Lopez-Gomes might appear in government records as an undocumented person because of paperwork he filled out when he was 16, said Yolanda Alonso, a community activist helping his family. At age 2, he moved to Mexico, then returned at 16, she said.

He didn’t have a passport but was allowed back into the US because he had his Social Security number and a US birth certificate, Alonso said. But he also filed a Form I-94, intended for visitors when they enter and leave the US, she said.

The law in question, Florida’s SB 4-C and 811.102– .103, penalizes illegal immigrants over the age of 18 “who knowingly enter or attempt to enter this state after entering the United States by eluding or avoiding examination or inspection by immigration officers.”

The bill was signed by Republican Florida Gov.
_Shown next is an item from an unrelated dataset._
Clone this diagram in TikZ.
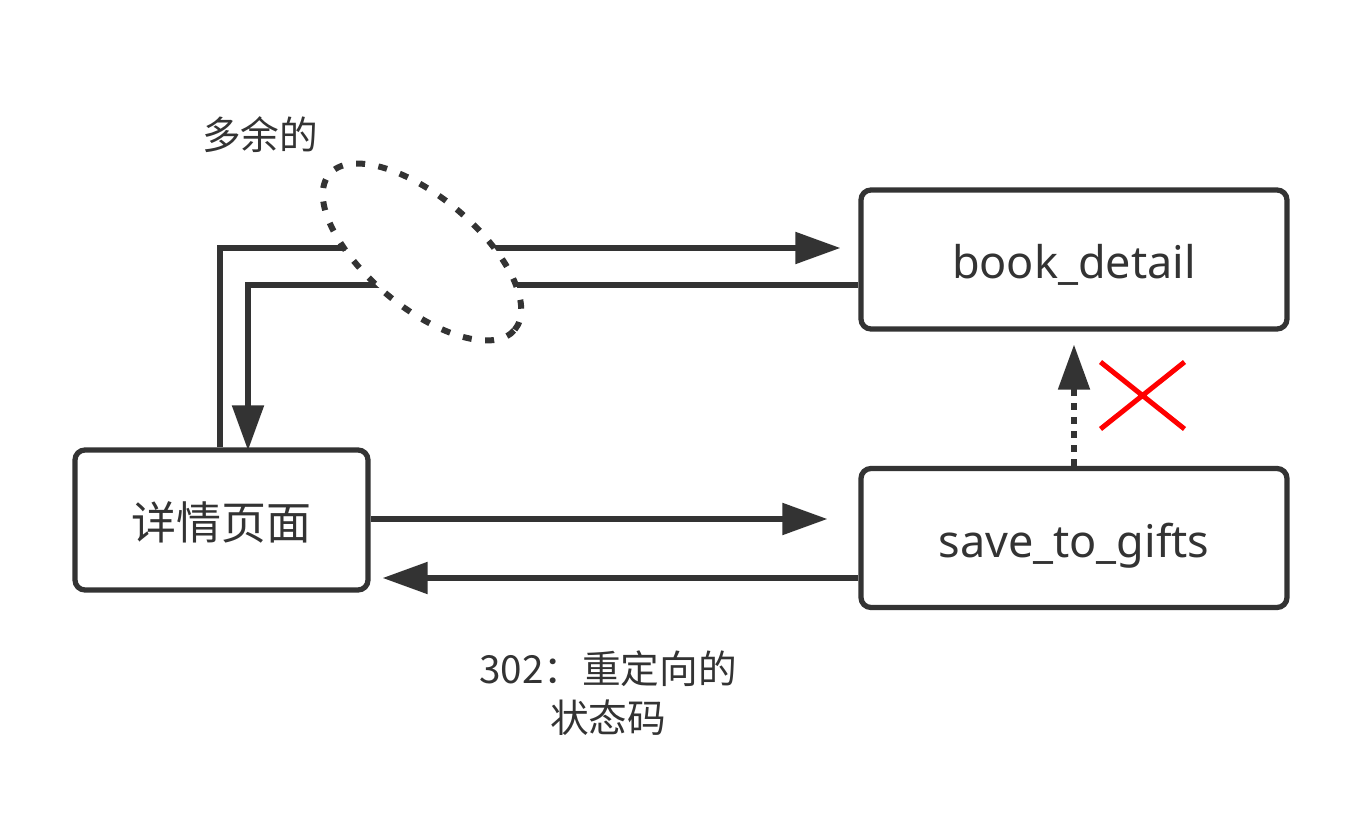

Ron DeSantis in February and temporarily blocked this month by US Judge Kathleen Williams, the Tallahassee Democrat reported.

“It’s a series of horrors,” said attorney Alana Greer, director and co-founder of the Community Justice Project, which represents the Florida Immigrant Coalition but not Lopez-Gomez. “No one should have been arrested under this law, let alone a US citizen.”

“The judge, the prosecutor, the sheriff and the jail are basically all throwing their hands up and saying, ‘ICE told us to hold him, so we’re going to keep holding him,’ even though no one disagrees with the fact that he’s a citizen,” Greer said.

Lopez-Gomez’s case is “a prime example of why everyone should care, because if it happens to Mr. Lopez-Gomez, a US-born citizen, it can happen to anyone: Haitian Americans, Jamaican Americans, Venezuelan Americans,” Akbar said, “really any American, anyone born in America who has an accent could be at risk.”

This story has been updated with additional information.